Higher rates typically pressure growth stocks and other rate-sensitive sectors because future earnings become less valuable when discounted at higher interest rates.

However, strong employment growth also supports consumer spending and corporate earnings, creating a balancing act for investors.

The Bigger Economic Picture

The jobs report aligns with several other indicators suggesting the U.S. economy remains on solid footing.

The household survey showed employment rising by 149,000 workers during May.

The labor force participation rate held steady at 61.8%.

Meanwhile, a broader measure of unemployment that includes discouraged workers and individuals working part-time for economic reasons fell to 8.1%.

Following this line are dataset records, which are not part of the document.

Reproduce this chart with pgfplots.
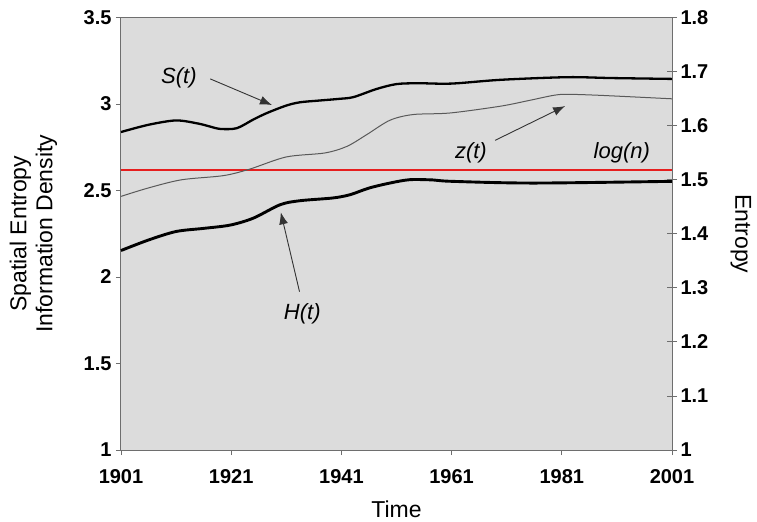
\documentclass[border=0pt]{standalone}
\usepackage{fontspec}
\setmainfont{Liberation Sans}
\usepackage{pgfplots}
\pgfplotsset{compat=1.18}
\usetikzlibrary{arrows.meta}
\definecolor{bg}{RGB}{220,220,220}
\definecolor{axgray}{RGB}{110,110,110}
\definecolor{lred}{RGB}{230,30,30}
\begin{document}
\begin{tikzpicture}
\begin{axis}[
  at={(0,0)}, anchor=south west,
  scale only axis, width=551bp, height=432.5bp,
  xmin=1901, xmax=2001, ymin=1, ymax=3.5,
  xtick={1901,1921,1941,1961,1981,2001},
  ytick={1,1.5,2,2.5,3,3.5},
  xtick pos=bottom, ytick pos=left,
  tick align=outside,
  major tick length=5bp,
  axis line style={axgray, line width=1bp},
  every tick/.style={axgray, line width=0.8bp},
  axis background/.style={fill=bg},
  /pgf/number format/1000 sep={},
  /pgf/number format/assume math mode=true,
  tick label style={font=\fontsize{20bp}{22bp}\selectfont\bfseries},
  xticklabel style={yshift=-11bp},
  yticklabel style={xshift=-1bp},
  xlabel={Time},
  ylabel={Spatial Entropy\\Information Density},
  every axis x label/.style={at={(axis description cs:0.5,-0.136)}, anchor=center, font=\fontsize{23bp}{26bp}\selectfont},
  every axis y label/.style={at={(axis description cs:-0.159,0.5)}, rotate=90, anchor=center, align=center, font=\fontsize{23bp}{26bp}\selectfont},
  clip=false,
]
\addplot[lred, line width=2bp] coordinates {(1901,2.62) (2001,2.62)};
\addplot[black, line width=2.3bp, smooth] coordinates {
(1901,2.838) (1906,2.88) (1911,2.905) (1915,2.887) (1917,2.871) (1919,2.856) (1922,2.86) (1925,2.91) (1927.5,2.948) (1931,2.991) (1933.5,3.01) (1937,3.02) (1940.7,3.03) (1943.2,3.04) (1947.4,3.087) (1951,3.115) (1955,3.12) (1961,3.118) (1970,3.14) (1982,3.155) (1990,3.15) (2001,3.145)};
\addplot[black!65, line width=1bp, smooth] coordinates {
(1901,2.466) (1906,2.515) (1912,2.562) (1919.6,2.586) (1924.4,2.624) (1931,2.694) (1938,2.717) (1942,2.755) (1945.6,2.823) (1949.8,2.906) (1954,2.939) (1960.7,2.948) (1969.8,2.987) (1975,3.02) (1979.5,3.05) (1982,3.056) (1988,3.05) (2001,3.03)};
\addplot[black, line width=2.9bp, smooth] coordinates {
(1901,2.153) (1906,2.214) (1911,2.263) (1916,2.281) (1920.8,2.3) (1925,2.34) (1929.9,2.418) (1933.5,2.441) (1939.5,2.457) (1942.6,2.476) (1946,2.514) (1949.8,2.543) (1953.4,2.5625) (1957.6,2.561) (1961,2.553) (1975.8,2.543) (2001,2.553)};
\begin{scope}[font=\fontsize{22bp}{24bp}\selectfont\itshape]
\node at (axis cs:1911.5,3.15) {S(t)};
\node at (axis cs:1964.5,2.717) {z(t)};
\node at (axis cs:1991.9,2.717) {log(n)};
\node at (axis cs:1933.9,1.786) {H(t)};
\end{scope}
\tikzset{ann/.style={black!80, line width=0.9bp, -{Latex[length=12bp,width=9bp]}}}
\draw[ann] (axis cs:1917.2,3.145) -- (axis cs:1928.4,2.994);
\draw[ann] (axis cs:1968.9,2.79) -- (axis cs:1981.6,2.988);
\draw[ann] (axis cs:1933.4,1.915) -- (axis cs:1930,2.374);
\end{axis}
\begin{axis}[
  at={(0,0)}, anchor=south west,
  scale only axis, width=551bp, height=432.5bp,
  xmin=1901, xmax=2001, ymin=1, ymax=1.8,
  axis x line=none, axis y line*=right,
  ytick={1,1.1,1.2,1.3,1.4,1.5,1.6,1.7,1.8},
  tick align=center,
  major tick length=10bp,
  axis line style={axgray, line width=1bp},
  every tick/.style={axgray, line width=0.8bp},
  /pgf/number format/fixed, /pgf/number format/precision=1,
  /pgf/number format/assume math mode=true,
  tick label style={font=\fontsize{20bp}{22bp}\selectfont\bfseries},
  ylabel={Entropy},
  every axis y label/.style={at={(axis description cs:1.125,0.5)}, rotate=-90, anchor=center, font=\fontsize{23bp}{26bp}\selectfont},
]
\end{axis}
\draw[axgray, line width=1bp] (0,432.5bp) -- (551bp,432.5bp);
\pgfresetboundingbox
\path[use as bounding box] (-121bp,-72bp) rectangle (636bp,450bp);
\end{tikzpicture}
\end{document}
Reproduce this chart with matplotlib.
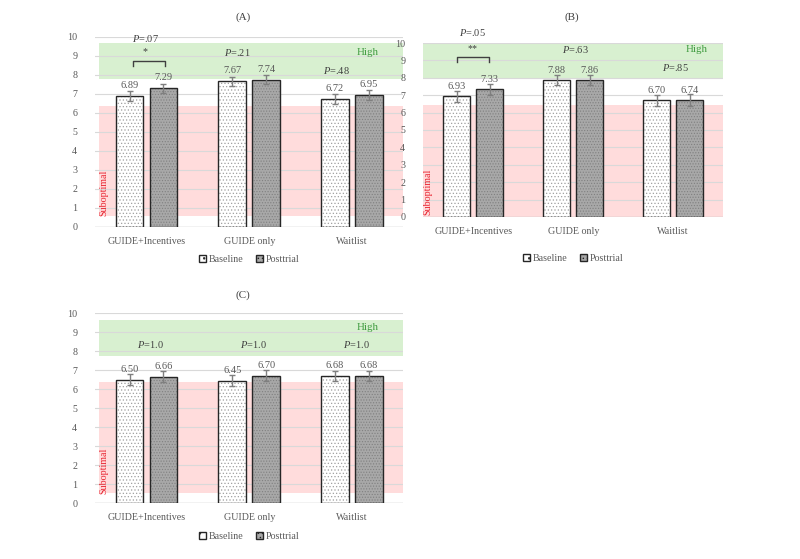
import matplotlib.pyplot as plt
import numpy as np

plt.rcParams['font.family'] = ['Liberation Serif', 'DejaVu Serif']
plt.rcParams['mathtext.fontset'] = 'custom'
plt.rcParams['mathtext.it'] = 'Liberation Serif:italic'
plt.rcParams['mathtext.rm'] = 'Liberation Serif'
plt.rcParams['hatch.linewidth'] = 0.5

# Data
groups = ['GUIDE+Incentives', 'GUIDE only', 'Waitlist']

baseline_a = [6.89, 7.67, 6.72]
posttrial_a = [7.29, 7.74, 6.95]
err_base_a = [0.27, 0.24, 0.26]
err_post_a = [0.25, 0.24, 0.25]

baseline_b = [6.93, 7.88, 6.70]
posttrial_b = [7.33, 7.86, 6.74]
err_base_b = [0.33, 0.30, 0.30]
err_post_b = [0.33, 0.30, 0.35]

baseline_c = [6.50, 6.45, 6.68]
posttrial_c = [6.66, 6.70, 6.68]
err_base_c = [0.27, 0.28, 0.25]
err_post_c = [0.27, 0.30, 0.25]

GREEN = '#d8f0d0'
RED = '#ffdcdc'
GRID = '#d9d9d9'
TXT = '#595959'
DARK = '#404040'
FS = 7.2


def draw_panel(ax, base, post, eb, ep, green, red, sub_x, sub_y):
    x = np.arange(len(groups))
    w = 0.27
    off = 0.165
    ax.set_xlim(-0.5, 2.5)
    ax.set_ylim(0, 10)

    ax.axhspan(green[0], green[1], xmin=green[2], xmax=1, color=GREEN, lw=0, zorder=0)
    ax.axhspan(red[0], red[1], xmin=red[2], xmax=1, color=RED, lw=0, zorder=0)
    for yv in range(1, 11):
        ax.axhline(yv, color=GRID, lw=0.8, zorder=0.5)
    ax.axhline(0, color='#bfbfbf', lw=1, zorder=0.5)

    # baseline bars: white with small dots
    ax.bar(x - off, base, w, color='white', edgecolor='#a0a0a0', hatch='.....', lw=0, zorder=2)
    ax.bar(x - off, base, w, fill=False, edgecolor='#262626', lw=1, zorder=3)
    # posttrial bars: gray with dense pattern
    ax.bar(x + off, post, w, color='#a8a8a8', edgecolor='#808080', hatch='......', lw=0, zorder=2)
    ax.bar(x + off, post, w, fill=False, edgecolor='#262626', lw=1, zorder=3)

    ax.errorbar(x - off, base, yerr=eb, fmt='none', ecolor='#7f7f7f', elinewidth=1, capsize=2.5, zorder=4)
    ax.errorbar(x + off, post, yerr=ep, fmt='none', ecolor='#7f7f7f', elinewidth=1, capsize=2.5, zorder=4)

    for xi, v in zip(x - off, base):
        ax.text(xi, v + 0.55, f'{v:.2f}', ha='center', va='center', fontsize=FS + 0.3, color=TXT, zorder=5)
    for xi, v in zip(x + off, post):
        ax.text(xi, v + 0.55, f'{v:.2f}', ha='center', va='center', fontsize=FS + 0.3, color=TXT, zorder=5)

    ax.text(sub_x, sub_y, 'Suboptimal', rotation=90, ha='center', va='bottom', color='#e8232f',
            fontsize=FS, transform=ax.get_yaxis_transform(), zorder=5)

    for s in ax.spines.values():
        s.set_visible(False)
    ax.set_yticks(range(0, 11))
    ax.set_xticks(x)
    ax.set_xticklabels(groups)
    ax.tick_params(axis='both', length=0, labelsize=FS, colors=TXT)
    ax.tick_params(axis='y', pad=13)
    ax.tick_params(axis='x', pad=7)

    ax.legend([plt.Rectangle((0, 0), 1, 1, facecolor='white', edgecolor='#262626', hatch='..', lw=1),
               plt.Rectangle((0, 0), 1, 1, facecolor='#a8a8a8', edgecolor='#262626', hatch='....', lw=1)],
              ['Baseline', 'Posttrial'], loc='center', ncol=2, frameon=False, fontsize=FS,
              handlelength=0.7, handleheight=0.7, handletextpad=0.3, columnspacing=1.2, labelcolor=TXT)


def bracket(ax, x0, x1, top, leg):
    ax.plot([x0, x0, x1, x1], [top - leg, top, top, top - leg], color=DARK, lw=1, zorder=5,
            clip_on=False)


def ptext(ax, xv, yv, s):
    ax.text(xv, yv, r'$\mathit{P}$' + s, ha='center', va='center', fontsize=FS + 0.3, color=DARK, zorder=5)


fig = plt.figure(figsize=(8, 5.59), dpi=100)

# Panel A
ax_a = fig.add_axes([0.119, 0.594, 0.385, 0.340])
draw_panel(ax_a, baseline_a, posttrial_a, err_base_a, err_post_a,
           (7.78, 9.67, 0.013), (0.58, 6.38, 0.013), 0.027, 0.6)
ax_a.get_legend().set_bbox_to_anchor((0.5, -0.17), transform=ax_a.transAxes)
ptext(ax_a, -0.01, 9.9, '=.07')
ax_a.text(-0.01, 9.2, '*', ha='center', va='center', fontsize=FS, color=DARK)
bracket(ax_a, -0.13, 0.18, 8.74, 0.27)
ptext(ax_a, 0.88, 9.2, '=.21')
ax_a.text(2.15, 9.2, 'High', ha='center', va='center', fontsize=7.8, color='#3f9b3f')
ptext(ax_a, 1.85, 8.25, '=.48')
fig.text(243 / 800, 1 - 17 / 559, '(A)', ha='center', va='center', fontsize=8, color=DARK)

# Panel B
ax_b = fig.add_axes([0.529, 0.612, 0.375, 0.311])
draw_panel(ax_b, baseline_b, posttrial_b, err_base_b, err_post_b,
           (8.0, 10.0, 0.0), (0.0, 6.43, 0.0), 0.017, 0.1)
ax_b.get_legend().set_bbox_to_anchor((0.5, -0.24), transform=ax_b.transAxes)
ptext(ax_b, -0.01, 10.6, '=.05')
ax_b.text(-0.01, 9.7, '**', ha='center', va='center', fontsize=FS, color=DARK)
bracket(ax_b, -0.16, 0.16, 9.19, 0.3)
ptext(ax_b, 1.02, 9.65, '=.63')
ax_b.text(2.23, 9.65, 'High', ha='center', va='center', fontsize=7.8, color='#3f9b3f')
ptext(ax_b, 2.02, 8.62, '=.85')
fig.text(572 / 800, 1 - 17 / 559, '(B)', ha='center', va='center', fontsize=8, color=DARK)

# Panel C
ax_c = fig.add_axes([0.119, 0.100, 0.385, 0.340])
draw_panel(ax_c, baseline_c, posttrial_c, err_base_c, err_post_c,
           (7.74, 9.63, 0.013), (0.53, 6.37, 0.013), 0.027, 0.5)
ax_c.get_legend().set_bbox_to_anchor((0.5, -0.175), transform=ax_c.transAxes)
for xi in range(3):
    ptext(ax_c, xi + 0.04, 8.37, '=1.0')
ax_c.text(2.15, 9.26, 'High', ha='center', va='center', fontsize=7.8, color='#3f9b3f')
fig.text(243 / 800, 1 - 295 / 559, '(C)', ha='center', va='center', fontsize=8, color=DARK)

fig.savefig('out.png', dpi=100)
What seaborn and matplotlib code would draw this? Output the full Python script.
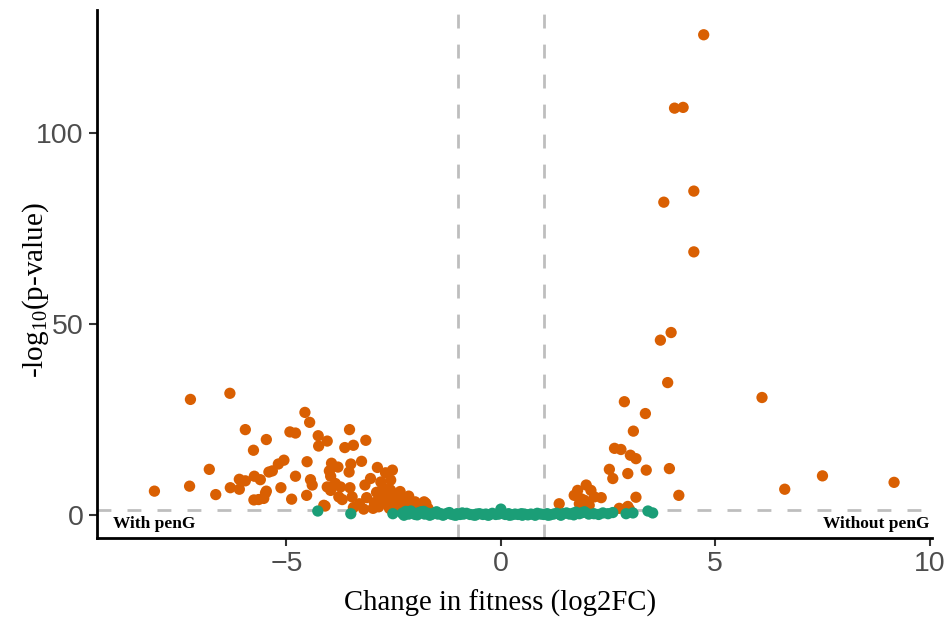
import numpy as np
import pandas as pd
import matplotlib
matplotlib.use("Agg")
import matplotlib.pyplot as plt
import seaborn as sns

# ---- data (log2FC, -log10 p) ----
sig_x = [-8.08, -7.24, -7.26, -6.32, -6.80, -6.65, -6.31, -6.10, -6.10, -5.96,
         -5.96, -5.47, -5.77, -5.75, -5.61, -5.41, -5.33, -5.19, -5.06, -4.92,
         -4.79, -5.13, -5.76, -5.65, -5.53, -5.49, -5.47, -4.88, -4.57, -4.46,
         -4.26, -4.05, -4.25, -4.52, -4.79, -4.44, -4.40, -4.53, -3.95, -3.80,
         -4.00, -4.05, -4.10, -3.53, -3.64, -3.44, -3.15, -3.50, -3.25, -3.54,
         -2.88, -2.69, -2.53, -3.97, -3.86, -3.97, -3.74, -3.52, -3.78, -3.70,
         -3.47, -4.13, -3.44, -3.17, -3.04, -3.13, -2.80, -2.57, -2.00, -1.75,
         -2.90, -2.80, -2.70, -2.65, -2.60, -2.55, -2.50, -2.45, -2.40, -2.35,
         -2.30, -2.25, -2.20, -2.15, -2.10, -2.05, -2.85, -2.75, -2.95, -2.60,
         -2.40, -1.90, -1.85, -2.25, -3.30, -3.20, -2.98, -1.70, -2.57, -1.79,
         1.36, 1.99, 1.79, 1.71, 2.10, 1.87, 1.95, 1.83, 2.18, 2.34,
         2.06, 1.99, 2.76, 2.96, 3.00, 2.88, 3.37, 3.09, 2.65, 2.80,
         3.02, 3.15, 2.53, 2.61, 2.96, 3.39, 3.15, 3.89, 3.93, 4.15,
         3.72, 3.97, 4.73, 4.05, 4.25, 4.50, 3.80, 4.50, 6.09, 6.62,
         7.50, 9.17]
sig_y = [6.3, 30.3, 7.6, 31.9, 12.0, 5.4, 7.2, 6.8, 9.4, 9.0,
         22.4, 19.8, 17.0, 10.2, 9.3, 11.3, 11.6, 13.4, 14.4, 21.8,
         21.5, 7.2, 4.0, 4.1, 4.4, 5.8, 6.3, 4.2, 26.9, 24.3,
         20.8, 19.4, 18.1, 14.0, 10.2, 9.3, 7.9, 5.2, 13.6, 12.6,
         11.6, 7.4, 2.4, 22.4, 17.7, 18.3, 19.6, 13.4, 14.1, 11.3,
         12.5, 11.1, 11.8, 10.2, 8.3, 6.5, 7.4, 7.2, 4.8, 4.1,
         4.8, 2.6, 2.0, 7.9, 9.6, 4.6, 8.7, 9.2, 3.5, 3.1,
         6.0, 4.5, 5.5, 3.0, 6.8, 4.0, 2.5, 5.2, 3.5, 6.2,
         2.2, 4.5, 3.0, 5.0, 2.0, 1.6, 2.2, 7.2, 3.3, 1.8,
         1.5, 2.5, 1.6, 1.8, 3.0, 1.6, 1.8, 1.8, 6.5, 3.5,
         3.0, 7.9, 6.5, 5.2, 6.5, 4.3, 3.9, 3.0, 4.8, 4.6,
         2.6, 1.8, 1.8, 2.3, 1.5, 29.7, 26.6, 22.0, 17.5, 17.2,
         15.7, 14.8, 12.0, 9.6, 10.9, 11.8, 4.7, 34.7, 12.2, 5.2,
         45.8, 47.8, 125.7, 106.5, 106.7, 84.8, 81.9, 68.9, 30.8, 6.8,
         10.3, 8.6]

ns_x = [-4.27, -3.50, -2.52, 0.00,
        -2.30, -2.22, -2.15, -2.08, -2.00, -1.93, -1.86, -1.78, -1.70, -1.62,
        -1.55, -1.47, -1.40, -1.32, -1.25, -1.17, -1.10, -1.02, -0.95, -0.87,
        -0.80, -0.72, -0.65, -0.57, -0.50, -0.42, -0.35, -0.27, -0.20, -0.12,
        -0.05, 0.03, 0.10, 0.18, 0.25, 0.33, 0.40, 0.48, 0.55, 0.63,
        0.70, 0.78, 0.85, 0.93, 1.00, 1.08, 1.15, 1.23, 1.30, 1.38,
        1.45, 1.53, 1.60, 1.68, 1.75, 1.83, 1.90,
        -2.26, -2.10, -1.95, -1.80, -1.66, -1.50, -1.35, -1.20, -1.05, -0.90,
        -0.60, -0.30, 0.20, 0.50, 0.80, 1.10, 1.40, 1.70,
        1.95, 2.17, 2.38, 2.61, 2.92, 3.08, 3.43, 3.54, 2.05, 2.28, 2.50]
ns_y = [1.1, 0.4, 0.4, 1.6,
        0.5, 1.0, 0.3, 0.8, 0.2, 0.6, 0.9, 0.3, 0.5, 0.2,
        0.6, 0.3, 0.4, 0.2, 0.5, 0.3, 0.1, 0.4, 0.2, 0.3,
        0.5, 0.2, 0.1, 0.3, 0.4, 0.2, 0.3, 0.1, 0.5, 0.2,
        0.3, 0.6, 0.2, 0.4, 0.1, 0.3, 0.2, 0.4, 0.3, 0.1,
        0.3, 0.2, 0.5, 0.3, 0.2, 0.4, 0.1, 0.3, 0.5, 0.2,
        0.4, 0.6, 0.3, 0.5, 0.8, 0.4, 0.7,
        0.0, 1.1, 0.1, 1.0, 0.0, 0.9, 0.0, 0.7, 0.0, 0.6,
        0.0, 0.0, 0.0, 0.0, 0.0, 0.0, 0.0, 0.1,
        0.9, 0.4, 0.6, 0.7, 0.4, 0.6, 1.1, 0.6, 0.3, 0.2, 0.4]

x_ticks = [-5, 0, 5, 10]
y_ticks = [0, 50, 100]
fc_cut = [-1, 1]
p_cut = 1.3
palette = {"sig": "#D95F02", "ns": "#1B9E77"}

df = pd.DataFrame({
    "log2FC": sig_x + ns_x,
    "nlp": sig_y + ns_y,
    "group": ["sig"] * len(sig_x) + ["ns"] * len(ns_x),
})

sns.set_theme(style="ticks")
plt.rcParams["font.family"] = ["Liberation Sans", "DejaVu Sans"]
plt.rcParams["mathtext.default"] = "regular"

fig = plt.figure(figsize=(9.46, 6.2), dpi=100)
ax = fig.add_axes([0.1025, 0.132, 0.8825, 0.852])

sns.scatterplot(data=df, x="log2FC", y="nlp", hue="group", palette=palette,
                s=66, edgecolor="none", linewidth=0, legend=False, ax=ax, zorder=3)

dash = (0, (5, 5.8))
for v in fc_cut:
    ax.axvline(v, color="#BEBEBE", lw=2, ls=dash, zorder=1)
ax.axhline(p_cut, color="#BEBEBE", lw=2, ls=dash, zorder=1)

ax.set_xlim(-9.42, 10.05)
ax.set_ylim(-6.0, 132.2)
ax.set_xticks(x_ticks)
ax.set_yticks(y_ticks)
ax.tick_params(axis="both", labelsize=20.5, colors="#4D4D4D", length=6, width=1.5)
ax.tick_params(axis="both", which="both", color="#333333")
for side in ["top", "right"]:
    ax.spines[side].set_visible(False)
for side in ["left", "bottom"]:
    ax.spines[side].set_color("black")
    ax.spines[side].set_linewidth(2)

serif = ["Liberation Serif", "DejaVu Serif"]
ax.set_xlabel("Change in fitness (log2FC)", fontsize=20.7, family=serif, color="black")
ax.set_ylabel(r"-log$_{10}$(p-value)", fontsize=21, family=serif, color="black")
ax.xaxis.set_label_coords(0.483, -0.098)
ax.yaxis.set_label_coords(-0.074, 0.47)
ax.yaxis.label.set_va("center")

ax.text(-9.05, -2.3, "With penG", family=serif, fontweight="bold", fontsize=12.5,
        ha="left", va="center", color="black")
ax.text(10.0, -2.3, "Without penG", family=serif, fontweight="bold", fontsize=12.5,
        ha="right", va="center", color="black")

fig.savefig("out.png", dpi=100)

Economic growth has also remained surprisingly resilient.

Gross domestic product expanded at a 1.6% annualized pace during the first quarter, while the Atlanta Fed’s GDPNow model currently projects growth near 3% for the second quarter.

Those figures hardly resemble an economy headed toward recession.

What Investors Should Watch Next

The May jobs report delivered a clear message: the labor market remains one of the strongest pillars supporting the U.S. economy.

Hiring continues to outpace expectations, unemployment remains low, wage growth is stable, and prior months’ data is being revised higher rather than lower.

For investors, the biggest takeaway may be what this means for the Federal Reserve.

A stronger labor market reduces the urgency for rate cuts and increases the likelihood that policymakers remain on hold for longer than Wall Street previously expected.

That may create short-term volatility as markets adjust to shifting rate expectations.

However, it also reinforces a more important reality: the U.S. economy continues to generate jobs, support consumer spending, and expand despite persistent concerns about inflation, energy prices, and global uncertainty.

For now, America’s labor market remains one of the strongest arguments against the growing recession fears that have repeatedly surfaced over the past year.